Dans les semaines qui suivent le 23 octobre 1822, la bourse de Londres enregistre l’échange sulfureux et enthousiaste d’un nouveau titre sur son marché des emprunts étrangers: l’obligation de l’État de Poyais. À sa tête se trouve Gregor MacGregor, un mercenaire écossais et nouveau Cacique flamboyant de ce territoire alors inconnu. Ce dernier emprunte plusieurs centaines de milliers de livres sterling au sein du centre financier le plus important du monde, gonflé à bloc par les prêts accordés aux récentes indépendances latino-américaines. Or, Poyais n’existe pas. C’est, du moins, ce dont MacGregor sera rapidement accusé par la presse et l’opinion publique de l’époque. L’ancien mercenaire incarne dès lors, et aujourd’hui encore, la figure de l’escroc par excellence, à l’origine de la fraude la plus audacieuse de l’Histoire. Des figures telles que «Bernie» Madoff ou Charles Ponzi font encore souvent pâle figure face à celui reconnu pour être parvenu à faire croire à l’entier de la communauté financière de Londres à l’existence d’un pays imaginaire.
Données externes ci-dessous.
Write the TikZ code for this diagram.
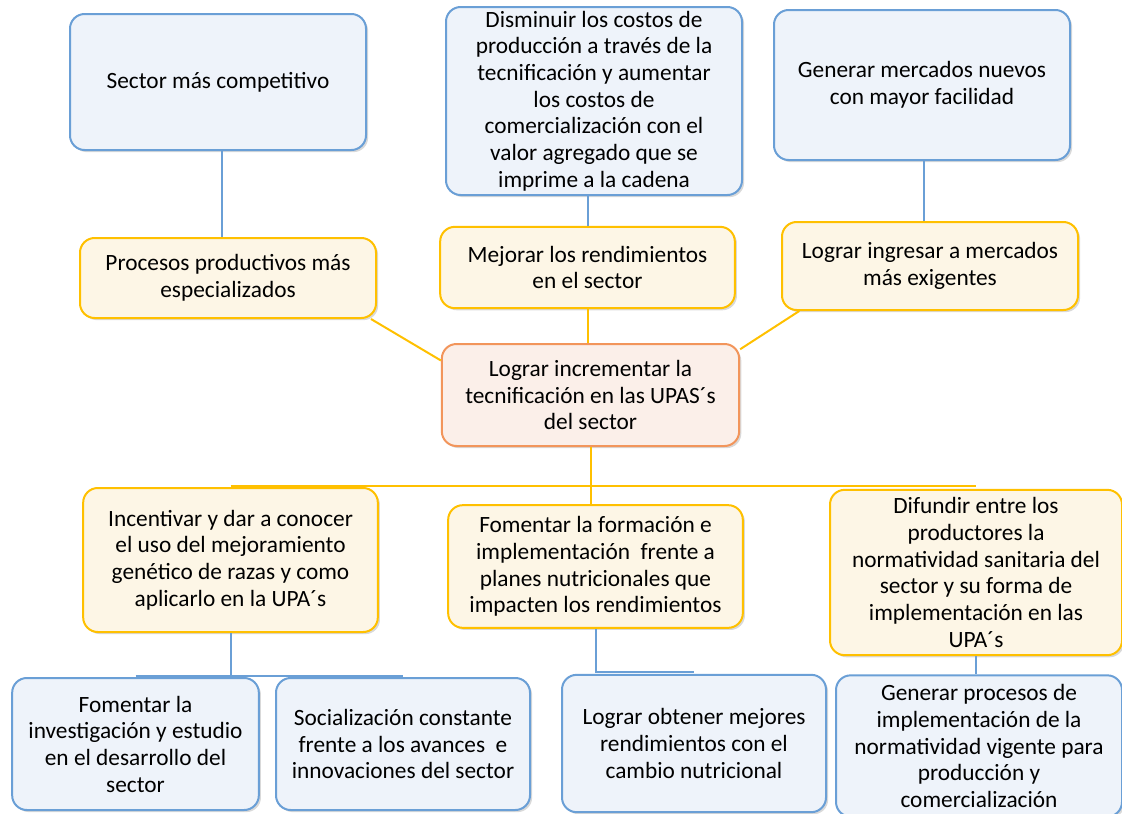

Ce livre propose une déconstruction et une réécriture de l’histoire de Poyais. En retraçant minutieusement la genèse, le développement, et la chute du projet de Poyais à l’aune des multiples traces laissées par MacGregor, l’idée d’émettre un emprunt d'État sur le marché des capitaux londonien dans les années 1820 apparaît ainsi moins comme une fraude financière monumentale que comme une tentative ratée de financer l’établissement d’une colonie privée et de soutenir la création d’un nouveau pays en Amérique centrale.
Dans la lignée des travaux issus de la micro-histoire appliquée à l’histoire globale, cette étude de cas offre également une lunette à travers laquelle se révèlent nombre de dynamiques politiques, économiques, légales ou sociales propres aux transformations financières et impériales qui traversent l’Atlantique du début du XIXe siècle. En narrant l’histoire d’un emprunt raté, cette réinterprétation de l'histoire de Poyais contribue ainsi à l’étude de la formation des relations transatlantiques de crédits et commerciales se forgeant entre la City de Londres et les nouveaux souverains issus des révolutions latino-américaines.